- MATERIALS PROVIDED
::::::::::

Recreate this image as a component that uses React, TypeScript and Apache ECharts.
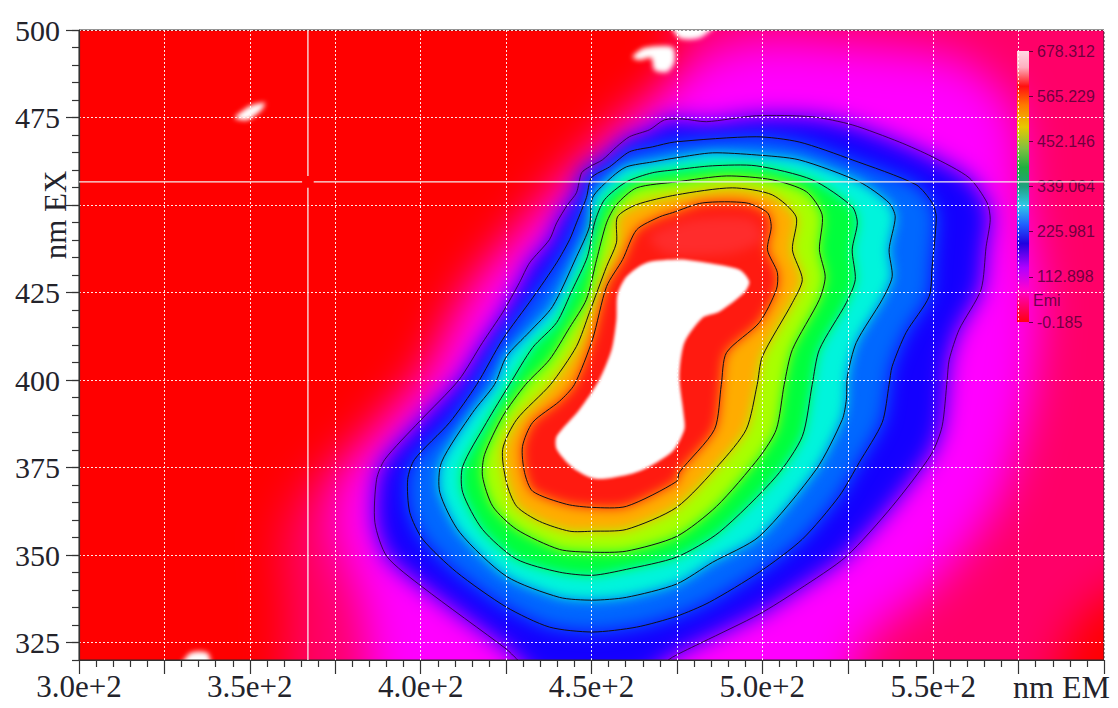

::::::::::

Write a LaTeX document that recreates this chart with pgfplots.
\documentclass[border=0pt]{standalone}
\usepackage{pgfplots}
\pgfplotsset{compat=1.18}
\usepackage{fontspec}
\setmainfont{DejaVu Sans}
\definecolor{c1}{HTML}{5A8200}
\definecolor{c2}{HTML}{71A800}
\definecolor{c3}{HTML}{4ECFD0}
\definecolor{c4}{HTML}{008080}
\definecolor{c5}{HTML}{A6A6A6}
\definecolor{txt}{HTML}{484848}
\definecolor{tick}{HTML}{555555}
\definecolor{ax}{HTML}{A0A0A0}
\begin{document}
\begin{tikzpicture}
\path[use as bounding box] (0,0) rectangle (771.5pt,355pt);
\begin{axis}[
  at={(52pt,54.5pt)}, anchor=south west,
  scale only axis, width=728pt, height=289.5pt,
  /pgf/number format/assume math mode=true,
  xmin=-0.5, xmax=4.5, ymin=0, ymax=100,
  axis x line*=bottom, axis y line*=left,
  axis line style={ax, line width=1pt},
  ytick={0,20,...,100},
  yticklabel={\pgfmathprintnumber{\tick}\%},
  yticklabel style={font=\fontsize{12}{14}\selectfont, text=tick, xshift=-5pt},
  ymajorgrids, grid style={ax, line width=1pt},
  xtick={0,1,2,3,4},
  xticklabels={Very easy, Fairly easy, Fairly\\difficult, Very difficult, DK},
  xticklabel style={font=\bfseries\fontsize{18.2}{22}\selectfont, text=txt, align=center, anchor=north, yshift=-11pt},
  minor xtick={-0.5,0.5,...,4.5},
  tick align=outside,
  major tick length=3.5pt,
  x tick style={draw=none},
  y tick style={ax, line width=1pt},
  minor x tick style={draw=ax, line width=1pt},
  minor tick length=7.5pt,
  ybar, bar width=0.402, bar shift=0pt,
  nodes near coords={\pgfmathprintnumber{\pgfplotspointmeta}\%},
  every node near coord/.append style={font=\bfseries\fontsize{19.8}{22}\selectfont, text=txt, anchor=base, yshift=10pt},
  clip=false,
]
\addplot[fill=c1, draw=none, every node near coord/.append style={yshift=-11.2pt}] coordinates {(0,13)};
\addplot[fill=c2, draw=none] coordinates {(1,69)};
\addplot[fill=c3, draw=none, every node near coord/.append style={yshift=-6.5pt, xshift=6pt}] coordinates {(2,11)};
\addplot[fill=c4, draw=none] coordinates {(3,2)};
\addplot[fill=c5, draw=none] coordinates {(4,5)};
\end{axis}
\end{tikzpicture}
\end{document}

::::::::::

Select every line above that contains the word "this", and copy it.

Recreate this image as a component that uses React, TypeScript and Apache ECharts.
Write a LaTeX document that recreates this chart with pgfplots.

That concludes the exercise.